### PROBLEM DESCRIPTION:
Transcribe the data in full and exactly, omitting any pictures.

### DATA EXCERPT:
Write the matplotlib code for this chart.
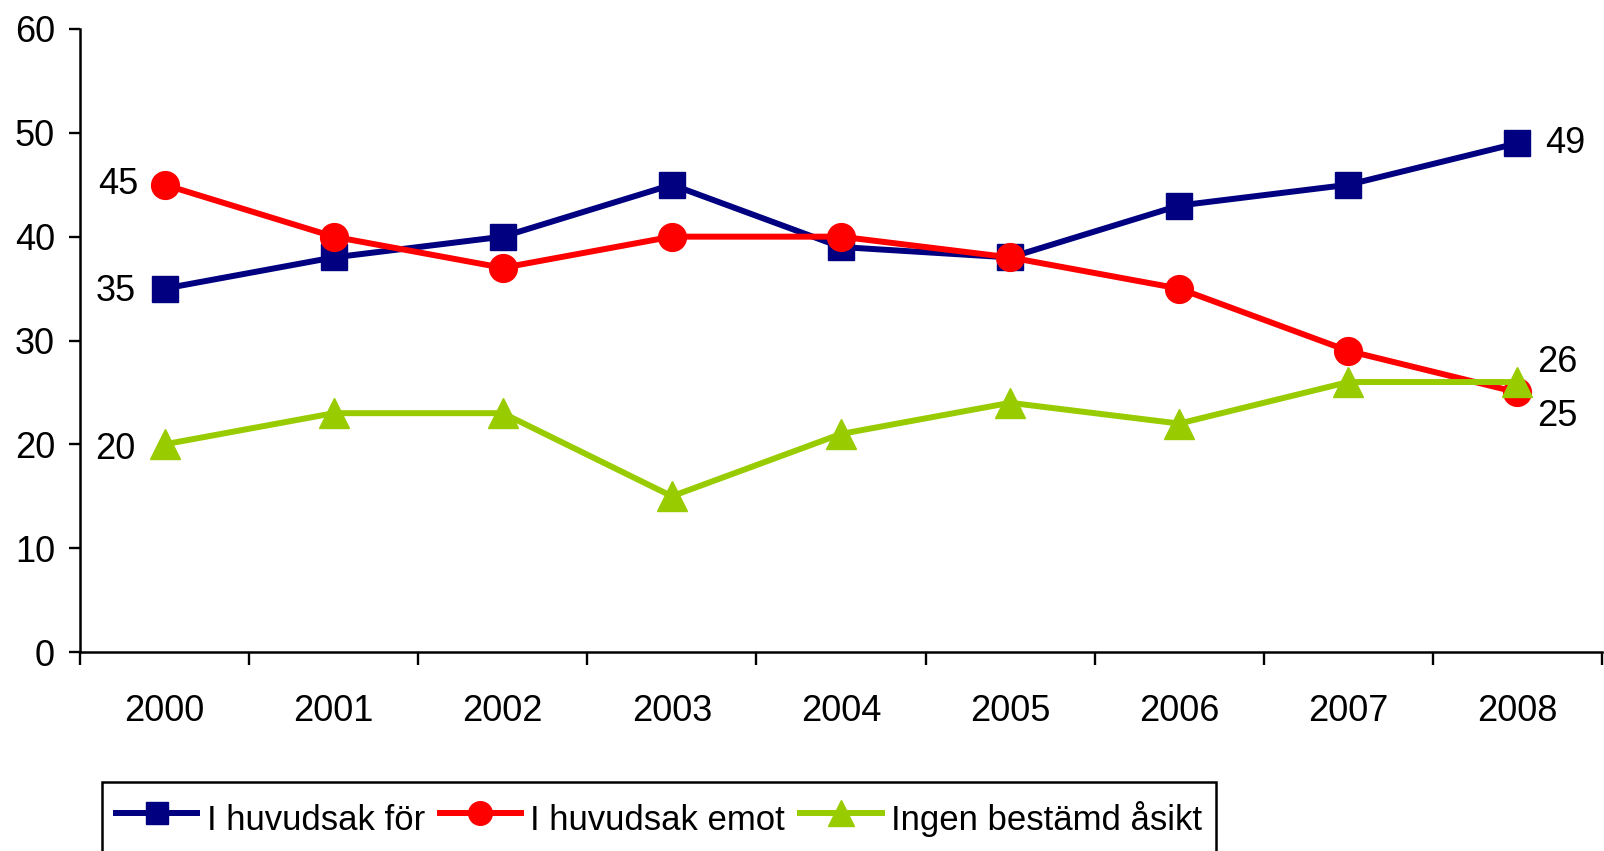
import matplotlib
matplotlib.use("Agg")
import matplotlib.pyplot as plt
import numpy as np

years = ["2000", "2001", "2002", "2003", "2004", "2005", "2006", "2007", "2008"]
for_vals = [35, 38, 40, 45, 39, 38, 43, 45, 49]
emot_vals = [45, 40, 37, 40, 40, 38, 35, 29, 25]
ingen_vals = [20, 23, 23, 15, 21, 24, 22, 26, 26]
names = ["I huvudsak för", "I huvudsak emot", "Ingen bestämd åsikt"]

plt.rcParams['font.family'] = ['Liberation Sans', 'DejaVu Sans']

fig = plt.figure(figsize=(16.04, 8.51), dpi=100)
ax = fig.add_axes([80 / 1604, 1 - 652 / 851, 1522 / 1604, 623 / 851])

x = np.arange(len(years))
lw = 4.3
ax.plot(x, for_vals, color="#000080", lw=lw, marker="s", ms=19, label=names[0])
ax.plot(x, emot_vals, color="#FF0000", lw=lw, marker="o", ms=20, label=names[1])
ax.plot(x, ingen_vals, color="#99CC00", lw=lw, marker="^", ms=22, label=names[2])

ax.set_xlim(-0.5, len(years) - 0.5)
ax.set_ylim(0, 60)
ax.set_yticks(range(0, 61, 10))
ax.set_xticks(x)
ax.set_xticklabels(years)
ax.set_xticks(np.arange(-0.5, len(years)), minor=True)
ax.tick_params(axis="x", which="major", length=0, pad=30, labelsize=26)
ax.tick_params(axis="x", which="minor", length=9.5, width=1.7, direction="out")
ax.tick_params(axis="y", length=8, width=1.7, pad=10, labelsize=26)

for s in ["top", "right"]:
    ax.spines[s].set_visible(False)
for s in ["left", "bottom"]:
    ax.spines[s].set_linewidth(1.8)

# data labels at the ends
fs = 26
ax.annotate(str(emot_vals[0]), (0, emot_vals[0]), xytext=(-19, 0), textcoords="offset points",
            ha="right", va="center", fontsize=fs)
ax.annotate(str(for_vals[0]), (0, for_vals[0]), xytext=(-21, -2), textcoords="offset points",
            ha="right", va="center", fontsize=fs)
ax.annotate(str(ingen_vals[0]), (0, ingen_vals[0]), xytext=(-21, -4), textcoords="offset points",
            ha="right", va="center", fontsize=fs)
ax.annotate(str(for_vals[-1]), (8, for_vals[-1]), xytext=(20, 0), textcoords="offset points",
            ha="left", va="center", fontsize=fs)
ax.annotate(str(ingen_vals[-1]), (8, ingen_vals[-1]), xytext=(14, 14), textcoords="offset points",
            ha="left", va="center", fontsize=fs)
ax.annotate(str(emot_vals[-1]), (8, emot_vals[-1]), xytext=(14, -17), textcoords="offset points",
            ha="left", va="center", fontsize=fs)

leg = fig.legend(loc="upper left", bbox_to_anchor=(102 / 1604, 1 - 782 / 851), ncol=3,
                 fontsize=25, frameon=True, fancybox=False, shadow=False,
                 handlelength=2.35, handletextpad=0.26, columnspacing=0.43,
                 handleheight=1.6, borderpad=0.4, borderaxespad=0, markerscale=0.85)
leg.get_frame().set_edgecolor("black")
leg.get_frame().set_linewidth(1.8)
leg.get_frame().set_alpha(1)

fig.savefig("out.png", dpi=100)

### RESULT OF THE TASK:
Write the matplotlib code for this chart.
import matplotlib
matplotlib.use("Agg")
import matplotlib.pyplot as plt
import numpy as np

years = ["2000", "2001", "2002", "2003", "2004", "2005", "2006", "2007", "2008"]
for_vals = [35, 38, 40, 45, 39, 38, 43, 45, 49]
emot_vals = [45, 40, 37, 40, 40, 38, 35, 29, 25]
ingen_vals = [20, 23, 23, 15, 21, 24, 22, 26, 26]
names = ["I huvudsak för", "I huvudsak emot", "Ingen bestämd åsikt"]

plt.rcParams['font.family'] = ['Liberation Sans', 'DejaVu Sans']

fig = plt.figure(figsize=(16.04, 8.51), dpi=100)
ax = fig.add_axes([80 / 1604, 1 - 652 / 851, 1522 / 1604, 623 / 851])

x = np.arange(len(years))
lw = 4.3
ax.plot(x, for_vals, color="#000080", lw=lw, marker="s", ms=19, label=names[0])
ax.plot(x, emot_vals, color="#FF0000", lw=lw, marker="o", ms=20, label=names[1])
ax.plot(x, ingen_vals, color="#99CC00", lw=lw, marker="^", ms=22, label=names[2])

ax.set_xlim(-0.5, len(years) - 0.5)
ax.set_ylim(0, 60)
ax.set_yticks(range(0, 61, 10))
ax.set_xticks(x)
ax.set_xticklabels(years)
ax.set_xticks(np.arange(-0.5, len(years)), minor=True)
ax.tick_params(axis="x", which="major", length=0, pad=30, labelsize=26)
ax.tick_params(axis="x", which="minor", length=9.5, width=1.7, direction="out")
ax.tick_params(axis="y", length=8, width=1.7, pad=10, labelsize=26)

for s in ["top", "right"]:
    ax.spines[s].set_visible(False)
for s in ["left", "bottom"]:
    ax.spines[s].set_linewidth(1.8)

# data labels at the ends
fs = 26
ax.annotate(str(emot_vals[0]), (0, emot_vals[0]), xytext=(-19, 0), textcoords="offset points",
            ha="right", va="center", fontsize=fs)
ax.annotate(str(for_vals[0]), (0, for_vals[0]), xytext=(-21, -2), textcoords="offset points",
            ha="right", va="center", fontsize=fs)
ax.annotate(str(ingen_vals[0]), (0, ingen_vals[0]), xytext=(-21, -4), textcoords="offset points",
            ha="right", va="center", fontsize=fs)
ax.annotate(str(for_vals[-1]), (8, for_vals[-1]), xytext=(20, 0), textcoords="offset points",
            ha="left", va="center", fontsize=fs)
ax.annotate(str(ingen_vals[-1]), (8, ingen_vals[-1]), xytext=(14, 14), textcoords="offset points",
            ha="left", va="center", fontsize=fs)
ax.annotate(str(emot_vals[-1]), (8, emot_vals[-1]), xytext=(14, -17), textcoords="offset points",
            ha="left", va="center", fontsize=fs)

leg = fig.legend(loc="upper left", bbox_to_anchor=(102 / 1604, 1 - 782 / 851), ncol=3,
                 fontsize=25, frameon=True, fancybox=False, shadow=False,
                 handlelength=2.35, handletextpad=0.26, columnspacing=0.43,
                 handleheight=1.6, borderpad=0.4, borderaxespad=0, markerscale=0.85)
leg.get_frame().set_edgecolor("black")
leg.get_frame().set_linewidth(1.8)
leg.get_frame().set_alpha(1)

fig.savefig("out.png", dpi=100)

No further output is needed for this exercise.